The story of St. Juan Diego, a 16th-century Mexican peasant believed to have been given roses in winter by the Virgin Mary, inspired millions of Mexicans. His humble cloak, bearing her image and known as the miracle of Guadalupe, is displayed in the Mexico City cathedral where he was canonized in July. Scholars speculate that no such person ever existed.
So what? asks the Rev. Richard John Neuhaus of the journal First Things. ''Somebody had an experience, told the story and produced a remarkable relic (the cloak). He's called Juan Diego, but whether there was a person by that name is in the same category with whether there was a St. Ann, mother of Mary. The devotion of the faithful is testimony itself. There are innumerable miracles attributed to Juan Diego's intercessions. I won't second-guess the pope.''
Some deleted from calendar
The Vatican does second-guess itself, though. In the church's latest listings of 6,500 of the saints and blesseds authorized for devotions on their feast days, some ancient martyrs and saints were deleted from the church calendar to make room for more modern saints. They won't necessarily be mentioned at Mass, says church historian the Rev. Augustine Thompson. Saints have always been a message of their times in temporal as well as spiritual politics.

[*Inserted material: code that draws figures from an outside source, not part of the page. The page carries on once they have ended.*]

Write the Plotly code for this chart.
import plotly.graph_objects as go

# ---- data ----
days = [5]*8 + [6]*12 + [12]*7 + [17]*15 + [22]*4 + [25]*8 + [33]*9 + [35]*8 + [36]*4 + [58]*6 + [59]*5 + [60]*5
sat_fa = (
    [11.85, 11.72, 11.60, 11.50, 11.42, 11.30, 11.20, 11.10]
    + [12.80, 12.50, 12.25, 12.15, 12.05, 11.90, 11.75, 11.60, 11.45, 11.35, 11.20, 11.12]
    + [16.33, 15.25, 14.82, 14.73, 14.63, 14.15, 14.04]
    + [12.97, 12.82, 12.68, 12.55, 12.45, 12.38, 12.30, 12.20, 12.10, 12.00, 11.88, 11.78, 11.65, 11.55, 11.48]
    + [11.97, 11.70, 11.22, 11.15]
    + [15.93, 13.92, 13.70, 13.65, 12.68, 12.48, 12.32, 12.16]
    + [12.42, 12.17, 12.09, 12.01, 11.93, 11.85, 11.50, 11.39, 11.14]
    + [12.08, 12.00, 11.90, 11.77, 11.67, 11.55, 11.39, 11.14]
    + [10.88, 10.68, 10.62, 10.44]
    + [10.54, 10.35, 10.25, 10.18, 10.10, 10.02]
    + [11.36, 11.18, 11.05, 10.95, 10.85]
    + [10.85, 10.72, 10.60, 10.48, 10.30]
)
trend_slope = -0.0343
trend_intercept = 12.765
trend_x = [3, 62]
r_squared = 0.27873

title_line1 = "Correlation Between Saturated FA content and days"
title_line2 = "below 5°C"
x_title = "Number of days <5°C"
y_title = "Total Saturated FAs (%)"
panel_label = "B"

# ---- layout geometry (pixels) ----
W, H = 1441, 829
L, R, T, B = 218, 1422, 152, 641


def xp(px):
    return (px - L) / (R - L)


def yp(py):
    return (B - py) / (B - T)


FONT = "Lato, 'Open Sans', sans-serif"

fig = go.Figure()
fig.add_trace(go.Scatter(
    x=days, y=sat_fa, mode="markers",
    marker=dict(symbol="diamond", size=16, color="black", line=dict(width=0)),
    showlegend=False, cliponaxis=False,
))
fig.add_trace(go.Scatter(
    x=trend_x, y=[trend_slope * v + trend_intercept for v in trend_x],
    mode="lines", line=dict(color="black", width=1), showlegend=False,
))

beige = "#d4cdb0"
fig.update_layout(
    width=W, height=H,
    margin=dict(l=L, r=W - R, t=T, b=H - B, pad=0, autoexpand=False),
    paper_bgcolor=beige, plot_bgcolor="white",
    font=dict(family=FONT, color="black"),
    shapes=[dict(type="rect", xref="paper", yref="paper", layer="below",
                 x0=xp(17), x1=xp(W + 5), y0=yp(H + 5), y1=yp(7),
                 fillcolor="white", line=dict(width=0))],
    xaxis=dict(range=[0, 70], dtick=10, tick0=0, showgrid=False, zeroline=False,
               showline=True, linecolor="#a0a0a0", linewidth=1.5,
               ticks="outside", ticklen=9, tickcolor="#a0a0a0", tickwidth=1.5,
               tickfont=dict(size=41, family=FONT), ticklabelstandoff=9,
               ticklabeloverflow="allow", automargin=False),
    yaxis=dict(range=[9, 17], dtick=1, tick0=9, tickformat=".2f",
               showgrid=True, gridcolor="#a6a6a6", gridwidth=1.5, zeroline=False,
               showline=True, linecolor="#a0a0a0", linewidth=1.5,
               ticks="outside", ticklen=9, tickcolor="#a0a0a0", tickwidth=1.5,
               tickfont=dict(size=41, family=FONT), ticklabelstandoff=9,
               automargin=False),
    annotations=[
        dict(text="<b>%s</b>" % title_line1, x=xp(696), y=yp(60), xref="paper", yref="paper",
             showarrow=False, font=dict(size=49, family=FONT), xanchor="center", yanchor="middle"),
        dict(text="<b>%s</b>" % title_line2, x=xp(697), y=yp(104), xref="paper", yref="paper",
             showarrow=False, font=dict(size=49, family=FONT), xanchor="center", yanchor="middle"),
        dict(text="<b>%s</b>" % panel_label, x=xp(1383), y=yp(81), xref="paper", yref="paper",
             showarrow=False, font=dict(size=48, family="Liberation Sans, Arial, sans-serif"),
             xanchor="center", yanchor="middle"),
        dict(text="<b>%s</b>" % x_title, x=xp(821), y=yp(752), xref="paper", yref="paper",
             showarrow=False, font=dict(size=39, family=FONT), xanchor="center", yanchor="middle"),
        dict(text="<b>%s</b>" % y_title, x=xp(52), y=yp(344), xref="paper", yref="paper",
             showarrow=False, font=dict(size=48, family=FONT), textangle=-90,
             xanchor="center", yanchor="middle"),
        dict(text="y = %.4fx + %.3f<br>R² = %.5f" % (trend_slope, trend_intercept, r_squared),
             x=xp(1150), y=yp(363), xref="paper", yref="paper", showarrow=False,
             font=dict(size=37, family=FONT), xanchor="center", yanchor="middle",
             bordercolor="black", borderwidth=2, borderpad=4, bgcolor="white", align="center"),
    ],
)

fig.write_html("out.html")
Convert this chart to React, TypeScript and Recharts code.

Bunson, author of The Saints of John Paul II, points to the range of this pope's choices. They vary from wealthy Philadelphian St. Katharine Marie Drexel (canonized in 2000), who spent her inheritance evangelizing blacks and American Indians, to the patron of gypsies, Ceferino Jimenez Malla. The horse dealer was killed by Communists during the Spanish Civil War and was beatified in 1997.
A greater reality
All offer the reassurance that God acts in the lives of the faithful, Bunson says. ''Turning to saints is more than just a desperate effort for solace in the midst of disasters like 9/11,'' he says. ''It's a reminder of what Christians believe is a greater reality.''
Even so, Brother Michael O'Neill McGrath, author and illustrator of books on saints who inspire modern workers, is unimpressed by the multitudes of Pope John Paul II's saints and blesseds. ''While they're good people, I'm sure, they're not terribly interesting. We're not going to spend a lot of time offering prayers to obscure French founders of orders or a married couple that didn't sleep together for 26 years (Luigi and Maria Quattrocchi, beatified last year). What kind of an inspiration is that?''
But the Rev. C. John McCloskey, pastor at a Washington D.C., Catholic outreach center, likes to quote the pope's confidante, Cardinal Joseph Ratzinger: ''When someone complained the pope was naming too many saints,'' he recalls, ''Cardinal Ratzinger replied, 'There cannot be too many saints.' '' After all, McCloskey says, ''making saints is the purpose of the church.